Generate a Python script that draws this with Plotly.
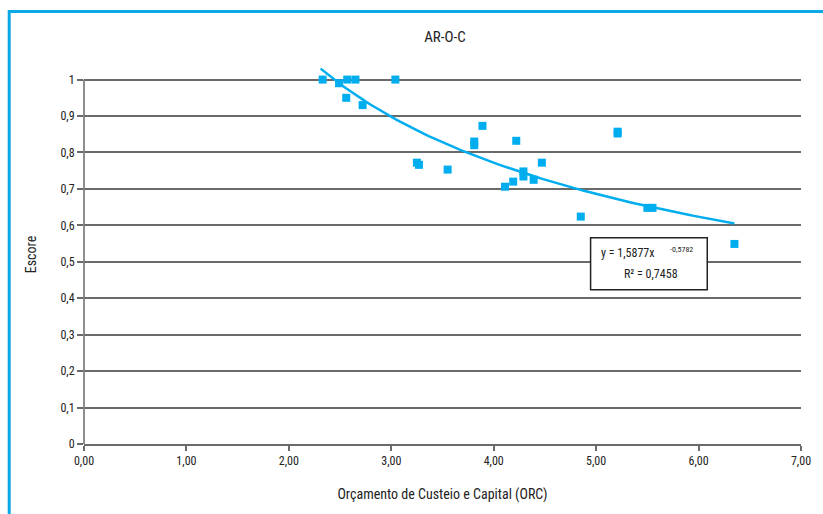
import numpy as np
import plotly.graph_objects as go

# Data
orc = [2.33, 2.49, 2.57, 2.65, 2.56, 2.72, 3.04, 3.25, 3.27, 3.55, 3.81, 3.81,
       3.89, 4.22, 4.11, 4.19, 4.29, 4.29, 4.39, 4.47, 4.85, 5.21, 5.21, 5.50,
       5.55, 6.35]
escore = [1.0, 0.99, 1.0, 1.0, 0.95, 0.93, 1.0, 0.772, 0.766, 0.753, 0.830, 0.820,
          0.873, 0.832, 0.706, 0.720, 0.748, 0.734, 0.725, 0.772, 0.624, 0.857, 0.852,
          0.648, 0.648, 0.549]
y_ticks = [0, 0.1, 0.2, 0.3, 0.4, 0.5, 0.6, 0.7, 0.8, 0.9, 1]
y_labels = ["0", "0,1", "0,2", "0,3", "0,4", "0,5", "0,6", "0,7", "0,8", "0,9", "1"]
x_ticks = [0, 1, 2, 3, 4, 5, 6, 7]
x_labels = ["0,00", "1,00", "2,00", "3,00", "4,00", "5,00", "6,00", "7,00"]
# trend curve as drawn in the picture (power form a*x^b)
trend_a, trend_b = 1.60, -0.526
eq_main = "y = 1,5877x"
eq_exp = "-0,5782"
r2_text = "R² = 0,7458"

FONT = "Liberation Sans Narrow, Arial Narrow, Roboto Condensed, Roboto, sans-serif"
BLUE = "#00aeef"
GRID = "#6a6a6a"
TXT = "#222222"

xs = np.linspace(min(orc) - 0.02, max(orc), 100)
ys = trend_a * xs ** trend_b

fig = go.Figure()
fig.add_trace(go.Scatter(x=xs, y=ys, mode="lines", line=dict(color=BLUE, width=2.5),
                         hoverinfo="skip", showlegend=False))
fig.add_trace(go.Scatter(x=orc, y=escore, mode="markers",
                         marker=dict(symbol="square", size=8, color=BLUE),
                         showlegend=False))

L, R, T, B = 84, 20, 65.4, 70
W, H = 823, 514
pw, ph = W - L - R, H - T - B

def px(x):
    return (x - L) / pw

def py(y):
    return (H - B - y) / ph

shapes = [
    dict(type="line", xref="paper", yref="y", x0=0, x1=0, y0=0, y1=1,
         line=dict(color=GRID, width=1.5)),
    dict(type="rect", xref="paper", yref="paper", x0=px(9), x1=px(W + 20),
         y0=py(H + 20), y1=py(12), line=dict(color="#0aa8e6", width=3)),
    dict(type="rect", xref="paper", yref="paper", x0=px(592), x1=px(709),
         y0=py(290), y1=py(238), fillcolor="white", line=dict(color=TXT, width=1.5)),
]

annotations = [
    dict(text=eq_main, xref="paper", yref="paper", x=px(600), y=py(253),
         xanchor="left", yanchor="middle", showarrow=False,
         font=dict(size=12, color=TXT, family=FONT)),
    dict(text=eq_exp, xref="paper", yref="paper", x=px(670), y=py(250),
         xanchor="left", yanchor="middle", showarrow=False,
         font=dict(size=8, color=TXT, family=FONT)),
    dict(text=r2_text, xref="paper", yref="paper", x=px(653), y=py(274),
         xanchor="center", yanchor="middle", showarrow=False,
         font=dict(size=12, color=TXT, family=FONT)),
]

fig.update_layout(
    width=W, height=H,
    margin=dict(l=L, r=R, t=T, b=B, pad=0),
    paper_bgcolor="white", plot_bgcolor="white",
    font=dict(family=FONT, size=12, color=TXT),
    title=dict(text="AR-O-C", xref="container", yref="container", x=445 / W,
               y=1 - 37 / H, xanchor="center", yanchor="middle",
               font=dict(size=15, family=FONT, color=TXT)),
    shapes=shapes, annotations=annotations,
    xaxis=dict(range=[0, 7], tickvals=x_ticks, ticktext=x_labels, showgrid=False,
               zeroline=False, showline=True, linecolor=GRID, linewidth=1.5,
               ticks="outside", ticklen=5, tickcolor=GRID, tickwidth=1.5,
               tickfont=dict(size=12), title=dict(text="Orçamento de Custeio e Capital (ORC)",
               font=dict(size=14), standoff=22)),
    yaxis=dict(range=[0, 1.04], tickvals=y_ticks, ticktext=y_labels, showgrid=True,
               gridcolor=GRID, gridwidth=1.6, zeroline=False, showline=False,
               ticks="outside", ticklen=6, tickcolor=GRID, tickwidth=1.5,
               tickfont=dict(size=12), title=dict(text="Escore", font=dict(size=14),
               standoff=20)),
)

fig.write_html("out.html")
*-*-*
◆ TASK STATEMENT ◆
Go through the listing above and quote it exactly, apart from its images.

◆ EXERCISE SOLUTION ◆
Generate a Python script that draws this with Plotly.
import numpy as np
import plotly.graph_objects as go

# Data
orc = [2.33, 2.49, 2.57, 2.65, 2.56, 2.72, 3.04, 3.25, 3.27, 3.55, 3.81, 3.81,
       3.89, 4.22, 4.11, 4.19, 4.29, 4.29, 4.39, 4.47, 4.85, 5.21, 5.21, 5.50,
       5.55, 6.35]
escore = [1.0, 0.99, 1.0, 1.0, 0.95, 0.93, 1.0, 0.772, 0.766, 0.753, 0.830, 0.820,
          0.873, 0.832, 0.706, 0.720, 0.748, 0.734, 0.725, 0.772, 0.624, 0.857, 0.852,
          0.648, 0.648, 0.549]
y_ticks = [0, 0.1, 0.2, 0.3, 0.4, 0.5, 0.6, 0.7, 0.8, 0.9, 1]
y_labels = ["0", "0,1", "0,2", "0,3", "0,4", "0,5", "0,6", "0,7", "0,8", "0,9", "1"]
x_ticks = [0, 1, 2, 3, 4, 5, 6, 7]
x_labels = ["0,00", "1,00", "2,00", "3,00", "4,00", "5,00", "6,00", "7,00"]
# trend curve as drawn in the picture (power form a*x^b)
trend_a, trend_b = 1.60, -0.526
eq_main = "y = 1,5877x"
eq_exp = "-0,5782"
r2_text = "R² = 0,7458"

FONT = "Liberation Sans Narrow, Arial Narrow, Roboto Condensed, Roboto, sans-serif"
BLUE = "#00aeef"
GRID = "#6a6a6a"
TXT = "#222222"

xs = np.linspace(min(orc) - 0.02, max(orc), 100)
ys = trend_a * xs ** trend_b

fig = go.Figure()
fig.add_trace(go.Scatter(x=xs, y=ys, mode="lines", line=dict(color=BLUE, width=2.5),
                         hoverinfo="skip", showlegend=False))
fig.add_trace(go.Scatter(x=orc, y=escore, mode="markers",
                         marker=dict(symbol="square", size=8, color=BLUE),
                         showlegend=False))

L, R, T, B = 84, 20, 65.4, 70
W, H = 823, 514
pw, ph = W - L - R, H - T - B

def px(x):
    return (x - L) / pw

def py(y):
    return (H - B - y) / ph

shapes = [
    dict(type="line", xref="paper", yref="y", x0=0, x1=0, y0=0, y1=1,
         line=dict(color=GRID, width=1.5)),
    dict(type="rect", xref="paper", yref="paper", x0=px(9), x1=px(W + 20),
         y0=py(H + 20), y1=py(12), line=dict(color="#0aa8e6", width=3)),
    dict(type="rect", xref="paper", yref="paper", x0=px(592), x1=px(709),
         y0=py(290), y1=py(238), fillcolor="white", line=dict(color=TXT, width=1.5)),
]

annotations = [
    dict(text=eq_main, xref="paper", yref="paper", x=px(600), y=py(253),
         xanchor="left", yanchor="middle", showarrow=False,
         font=dict(size=12, color=TXT, family=FONT)),
    dict(text=eq_exp, xref="paper", yref="paper", x=px(670), y=py(250),
         xanchor="left", yanchor="middle", showarrow=False,
         font=dict(size=8, color=TXT, family=FONT)),
    dict(text=r2_text, xref="paper", yref="paper", x=px(653), y=py(274),
         xanchor="center", yanchor="middle", showarrow=False,
         font=dict(size=12, color=TXT, family=FONT)),
]

fig.update_layout(
    width=W, height=H,
    margin=dict(l=L, r=R, t=T, b=B, pad=0),
    paper_bgcolor="white", plot_bgcolor="white",
    font=dict(family=FONT, size=12, color=TXT),
    title=dict(text="AR-O-C", xref="container", yref="container", x=445 / W,
               y=1 - 37 / H, xanchor="center", yanchor="middle",
               font=dict(size=15, family=FONT, color=TXT)),
    shapes=shapes, annotations=annotations,
    xaxis=dict(range=[0, 7], tickvals=x_ticks, ticktext=x_labels, showgrid=False,
               zeroline=False, showline=True, linecolor=GRID, linewidth=1.5,
               ticks="outside", ticklen=5, tickcolor=GRID, tickwidth=1.5,
               tickfont=dict(size=12), title=dict(text="Orçamento de Custeio e Capital (ORC)",
               font=dict(size=14), standoff=22)),
    yaxis=dict(range=[0, 1.04], tickvals=y_ticks, ticktext=y_labels, showgrid=True,
               gridcolor=GRID, gridwidth=1.6, zeroline=False, showline=False,
               ticks="outside", ticklen=6, tickcolor=GRID, tickwidth=1.5,
               tickfont=dict(size=12), title=dict(text="Escore", font=dict(size=14),
               standoff=20)),
)

fig.write_html("out.html")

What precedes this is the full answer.